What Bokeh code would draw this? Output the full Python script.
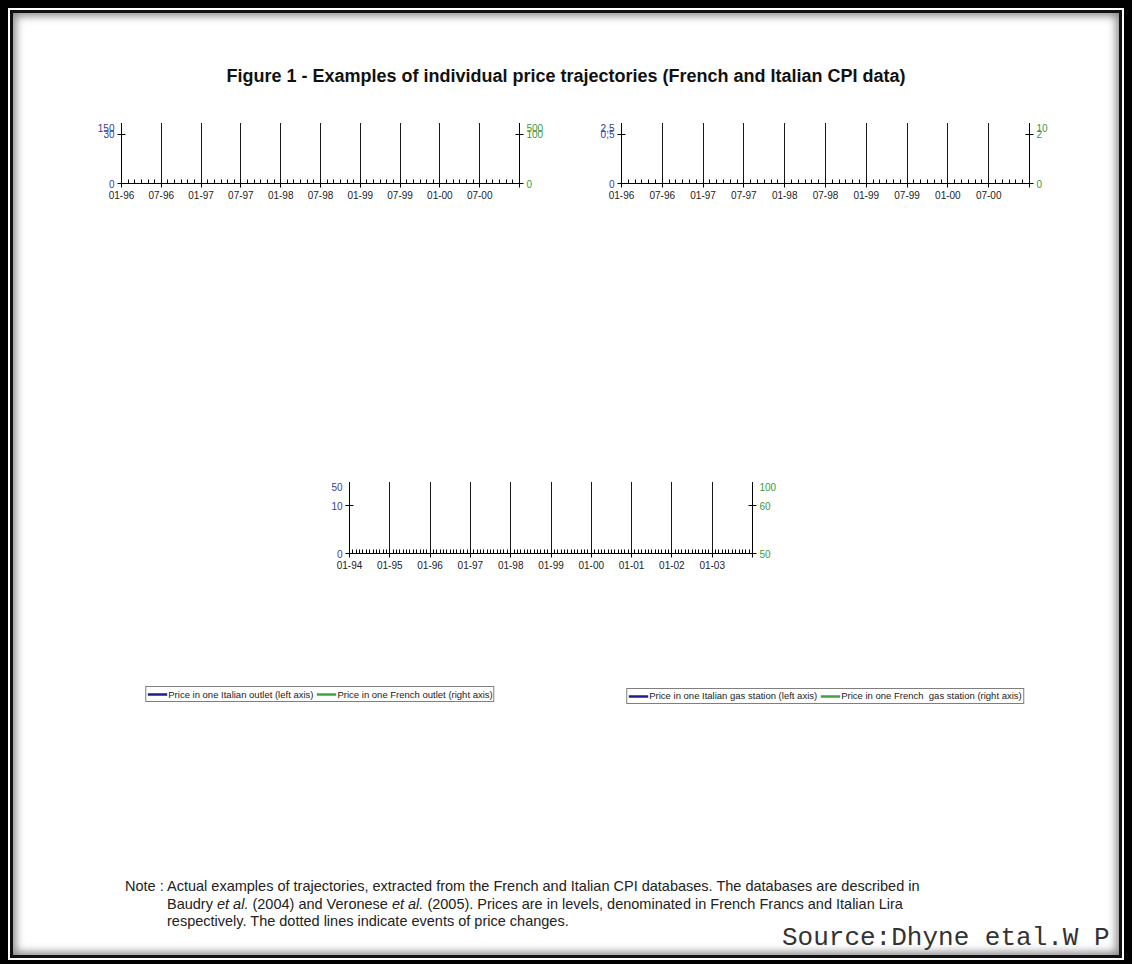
from bokeh.plotting import figure
from bokeh.models import (Range1d, LinearAxis, FixedTicker, Legend, LegendItem, Div, Spacer)
from bokeh.layouts import column, row
from bokeh.embed import file_html
from bokeh.resources import INLINE

FONT = "Liberation Sans"
BLUE = "#1f1f8c"
GREEN = "#3ca63c"
TICK_BLUE = "#3c3c98"
TICK_GREEN = "#3a9a3a"

# ---------------- data ----------------
# Jeans trousers: monthly prices, month index 0 = 01-96
jeans_it_start = 0
jeans_it = [45, 45, 45, 45, 45, 45, 45, 45, 45, 45, 45, 45, 45, 45, 45,
            50, 50, 50, 50,
            40, 40, 40, 40, 40, 40, 40,
            75, 75, 75, 75, 75, 75,
            99, 99, 99, 99, 99, 99, 99, 99, 99, 99,
            99, 99, 99, 99, 99, 99, 99, 99, 99, 99,
            99, 99, 99]
jeans_fr_start = 32
jeans_fr = [339, 339, 339, 339, 339, 339, 339, 339,
            328, 328, 250,
            328, 328, 328, 328, 328,
            276]
jeans_ticks = [0, 6, 12, 18, 24, 30, 36, 42, 48, 54, 60]
jeans_labels = ["01-96", "07-96", "01-97", "07-97", "01-98", "07-98",
                "01-99", "07-99", "01-00", "07-00", ""]

# Gasoline: monthly prices, month index 0 = 01-96
gas_it = [1.75, 1.75, 1.78, 1.81, 1.82, 1.80, 1.79, 1.80, 1.80, 1.80,
          1.81, 1.82, 1.82, 1.83, 1.83, 1.81, 1.82, 1.82, 1.81, 1.82,
          1.83, 1.84, 1.84, 1.83, 1.82, 1.80, 1.78, 1.78, 1.78, 1.78,
          1.79, 1.80, 1.79, 1.77, 1.77, 1.74, 1.72, 1.75, 1.77, 1.81,
          1.86, 1.87, 1.89, 1.92, 1.93, 1.96, 1.92, 1.98, 1.97, 2.01,
          2.09, 2.03, 2.07, 2.17, 2.20, 2.20, 2.20, 2.17, 2.18, 2.14]
gas_fr = [3.77, 3.91, 3.92, 3.92, 3.94, 3.90, 3.86, 3.86, 4.12, 4.38,
          4.18, 4.22, 4.22, 4.24, 4.11, 4.08, 4.08, 4.02, 3.97, 4.08,
          4.10, 4.12, 4.16, 4.12, 4.09, 4.06, 4.02, 4.01, 4.00, 3.92,
          3.78, 3.80, 3.84, 3.78, 3.75, 3.70, 3.72, 3.84, 3.90, 4.08,
          4.10, 4.06, 4.10, 4.24, 4.42, 4.46, 4.62, 4.94, 4.96, 4.96,
          4.95, 5.00, 5.08, 5.14, 5.02, 5.50, 5.86, 5.84, 6.00, 5.18]
gas_ticks = [0, 6, 12, 18, 24, 30, 36, 42, 48, 54, 60]
gas_labels = ["01-96", "07-96", "01-97", "07-97", "01-98", "07-98",
              "01-99", "07-99", "01-00", "07-00", ""]

# Haircut (men): monthly prices, month index 0 = 01-94
hair_it_start = 24
hair_it = [22, 22, 22, 22, 22, 22, 22, 22, 22,
           23, 23, 23, 23, 23, 23,
           25, 25, 25, 25, 25, 25, 25, 25, 25, 25,
           25, 25, 25, 25, 25, 25, 25, 25, 25, 25,
           25, 25, 25, 25, 25, 25, 25, 25, 25, 25,
           25, 25, 25, 25, 25, 25, 25, 25, 25, 25,
           25, 25, 25, 25, 25, 25, 25, 25, 25, 25,
           25, 25, 25, 25, 25, 25, 25, 25,
           28, 28, 28, 28, 28, 28, 28, 28, 28,
           30, 30, 30, 30, 30, 30, 30, 30, 30, 30, 30, 30, 30, 30]
hair_fr_start = 6
hair_fr = [75, 75, 75, 75, 75,
           82, 82, 82, 82, 82, 82, 82, 82,
           85, 85, 85, 85, 85, 85, 85, 85, 85, 85,
           85, 85, 85, 85, 85, 85, 85, 85,
           87, 87, 87, 87, 87, 87, 87, 87, 87, 87, 87,
           89, 89, 89, 89, 89, 89, 89, 89, 89, 89,
           89, 89, 89, 89, 89, 89, 89, 89, 89, 89,
           89, 89, 89,
           92, 92, 92, 92, 92, 92, 92, 92, 92, 92, 92, 92,
           95]
hair_ticks = [0, 12, 24, 36, 48, 60, 72, 84, 96, 108, 120]
hair_labels = ["01-94", "01-95", "01-96", "01-97", "01-98", "01-99",
               "01-00", "01-01", "01-02", "01-03", ""]

gas_left_ticks = [0, 0.5, 1, 1.5, 2, 2.5]
gas_left_labels = ["0", "0,5", "1", "1,5", "2", "2,5"]


# ---------------- helpers ----------------
def runs(start, vals):
    xs, ys = [], []
    seg = dict(x0=[], y0=[], x1=[], y1=[])
    n = len(vals)
    k = 0
    while k < n:
        j = k
        while j + 1 < n and vals[j + 1] == vals[k]:
            j += 1
        if j > k:
            xs.append([start + k + 0.5, start + j + 0.5])
            ys.append([vals[k], vals[k]])
        if j + 1 < n:
            seg["x0"].append(start + j + 0.5)
            seg["y0"].append(vals[j])
            seg["x1"].append(start + j + 1.5)
            seg["y1"].append(vals[j + 1])
        k = j + 1
    return xs, ys, seg


def add_series(p, start, vals, color, dash, change_width, yname="default"):
    xs, ys, seg = runs(start, vals)
    r = p.multi_line(xs=xs, ys=ys, line_color=color, line_width=2.5,
                     y_range_name=yname)
    p.segment(x0=seg["x0"], y0=seg["y0"], x1=seg["x1"], y1=seg["y1"],
              line_color=color, line_width=change_width, line_dash=dash,
              y_range_name=yname)
    return r


def style_axis(ax, ticks, labels, color, minor=None, label="", label_color="black"):
    ax.ticker = FixedTicker(ticks=ticks, minor_ticks=minor or [])
    ax.major_label_overrides = {t: l for t, l in zip(ticks, labels)}
    ax.axis_line_color = "black"
    ax.axis_line_width = 1
    ax.major_tick_line_color = "black"
    ax.major_tick_in = 4
    ax.major_tick_out = 4
    if minor:
        ax.minor_tick_line_color = "black"
        ax.minor_tick_in = 4
        ax.minor_tick_out = 0
    else:
        ax.minor_tick_line_color = None
    ax.major_label_text_font = FONT
    ax.major_label_text_font_size = "10px"
    ax.major_label_text_color = color
    ax.major_label_standoff = 3
    if label:
        ax.axis_label = label
        ax.axis_label_text_font = FONT
        ax.axis_label_text_font_size = "8.5px"
        ax.axis_label_text_font_style = "bold"
        ax.axis_label_text_color = label_color
        ax.axis_label_standoff = 4


def make_fig(title, width, height, mbl, mbr, mbt, mbb, xmax, yl, yr, tstandoff):
    p = figure(width=width, height=height, x_range=Range1d(0, xmax),
               y_range=Range1d(*yl), output_backend="svg", toolbar_location=None,
               min_border_left=mbl, min_border_right=mbr,
               min_border_top=mbt, min_border_bottom=mbb,
               background_fill_color="white", border_fill_alpha=0,
               outline_line_color=None)
    p.extra_y_ranges = {"right": Range1d(*yr)}
    p.title.text = title
    p.title.align = "center"
    p.title.text_font = FONT
    p.title.text_font_size = "17px"
    p.title.text_font_style = "normal"
    p.title.text_color = "#111111"
    p.title.standoff = tstandoff
    p.ygrid.visible = False
    p.xgrid.grid_line_color = "#1a1a1a"
    p.xgrid.grid_line_width = 1
    return p


def add_legend(p, r1, l1, r2, l2, margin):
    leg = Legend(items=[LegendItem(label=l1, renderers=[r1]),
                        LegendItem(label=l2, renderers=[r2])],
                 orientation="horizontal", location="center",
                 border_line_color="black", border_line_width=1,
                 label_text_font=FONT, label_text_font_size="9.5px",
                 label_text_color="#222222",
                 glyph_width=20, glyph_height=12, label_height=12,
                 label_standoff=1, padding=1, spacing=3, margin=margin,
                 background_fill_color="white", background_fill_alpha=1)
    p.add_layout(leg, "below")


# ---------------- Jeans ----------------
pj = make_fig("Jeans trousers", 560, 359, 108, 54, 57, 60, 60,
              (0, 150), (0, 500), 18)
pj.xgrid.ticker = FixedTicker(ticks=jeans_ticks)
style_axis(pj.xaxis[0], jeans_ticks, jeans_labels, "#222222",
           minor=list(range(0, 61)))
style_axis(pj.yaxis[0], [0, 30, 60, 90, 120, 150],
           ["0", "30", "60", "90", "120", "150"], TICK_BLUE,
           label="1000 Italian liras", label_color=TICK_BLUE)
raj = LinearAxis(y_range_name="right")
pj.add_layout(raj, "right")
style_axis(raj, [0, 100, 200, 300, 400, 500],
           ["0", "100", "200", "300", "400", "500"], TICK_GREEN,
           label="French francs", label_color=TICK_GREEN)
r1 = add_series(pj, jeans_it_start, jeans_it, BLUE, "2 5", 2.5)
r2 = add_series(pj, jeans_fr_start, jeans_fr, GREEN, "2 5", 2.5, "right")
add_legend(pj, r1, "Price in one Italian outlet (left axis)",
           r2, "Price in one French outlet (right axis)", 12)

# ---------------- Gasoline ----------------
pg = make_fig("Gasoline", 536, 359, 48, 80, 60, 57, 60,
              (0, 2.5), (0, 10), 21)
pg.xgrid.ticker = FixedTicker(ticks=gas_ticks)
style_axis(pg.xaxis[0], gas_ticks, gas_labels, "#222222",
           minor=list(range(0, 61)))
style_axis(pg.yaxis[0], gas_left_ticks, gas_left_labels, TICK_BLUE,
           label="1000 Italian liras", label_color=TICK_BLUE)
rag = LinearAxis(y_range_name="right")
pg.add_layout(rag, "right")
style_axis(rag, [0, 2, 4, 6, 8, 10], ["0", "2", "4", "6", "8", "10"],
           TICK_GREEN)
g1 = add_series(pg, 0, gas_it, BLUE, "solid", 2.0)
g2 = add_series(pg, 0, gas_fr, GREEN, "solid", 2.0, "right")
add_legend(pg, g1, "Price in one Italian gas station (left axis)",
           g2, "Price in one French  gas station (right axis)", 11)

# ---------------- Haircut ----------------
ph = make_fig("Haircut (men)", 520, 375, 57, 60, 71, 63, 120,
              (0, 50), (50, 100), 24)
ph.xgrid.ticker = FixedTicker(ticks=hair_ticks)
style_axis(ph.xaxis[0], hair_ticks, hair_labels, "#222222",
           minor=list(range(0, 121)))
style_axis(ph.yaxis[0], [0, 10, 20, 30, 40, 50],
           ["0", "10", "20", "30", "40", "50"], TICK_BLUE,
           label="1000 Italian liras", label_color=TICK_BLUE)
rah = LinearAxis(y_range_name="right")
ph.add_layout(rah, "right")
style_axis(rah, [50, 60, 70, 80, 90, 100],
           ["50", "60", "70", "80", "90", "100"], TICK_GREEN,
           label="French francs", label_color=TICK_GREEN)
h1 = add_series(ph, hair_it_start, hair_it, BLUE, "2 3", 2.5)
h2 = add_series(ph, hair_fr_start, hair_fr, GREEN, "2 3", 2.5, "right")
add_legend(ph, h1, "Price of an Italian hairdresser (left axis)",
           h2, "Price of a French hairdresser (right axis)", 11)

# ---------------- texts ----------------
title_div = Div(width=1096, height=100, text=(
    "<div style=\"width:1096px;text-align:center;padding-top:48px;"
    "font-family:'Liberation Sans';font-weight:bold;font-size:18px;"
    "line-height:21px;color:#111;\">"
    "Figure 1 - Examples of individual price trajectories "
    "(French and Italian CPI data)</div>"))

note_div = Div(width=1096, height=88, text=(
    "<div style=\"position:relative;width:1096px;height:88px;overflow:hidden;"
    "font-family:'Liberation Sans';color:#222;\">"
    "<div style=\"position:absolute;left:107px;top:16px;font-size:14.5px;"
    "line-height:17.5px;white-space:nowrap;\">Note :</div>"
    "<div style=\"position:absolute;left:149px;top:16px;font-size:14.5px;"
    "line-height:17.5px;white-space:nowrap;\">"
    "Actual examples of trajectories, extracted from the French and Italian CPI "
    "databases. The databases are described in<br>"
    "Baudry <i>et al.</i> (2004) and Veronese <i>et al.</i> (2005). Prices are in "
    "levels, denominated in French Francs and Italian Lira<br>"
    "respectively. The dotted lines indicate events of price changes.</div>"
    "<div style=\"position:absolute;left:764px;top:62px;font-family:'Liberation Mono';"
    "font-size:26px;line-height:28px;color:#333;white-space:pre;\">"
    "Source:Dhyne etal.W P</div>"
    "</div>"))

inner = column(title_div, row(pj, pg), row(Spacer(width=279, height=375), ph),
               note_div,
               styles={"border": "3px solid #111",
                       "box-shadow": "inset 0 0 9px 3px #8a8a8a",
                       "background-color": "white"})
mid = column(inner, styles={"border": "2px solid white"})
outer = column(mid, styles={"border": "8px solid black"})

open("out.html", "w").write(file_html(outer, INLINE))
======
**WRITTEN REQUEST**
From the first line of the material down to the line containing "from bokeh.resources import INLINE", inclusive, return each line exactly, skipping any picture.

**EXPECTED OUTPUT**
What Bokeh code would draw this? Output the full Python script.
from bokeh.plotting import figure
from bokeh.models import (Range1d, LinearAxis, FixedTicker, Legend, LegendItem, Div, Spacer)
from bokeh.layouts import column, row
from bokeh.embed import file_html
from bokeh.resources import INLINE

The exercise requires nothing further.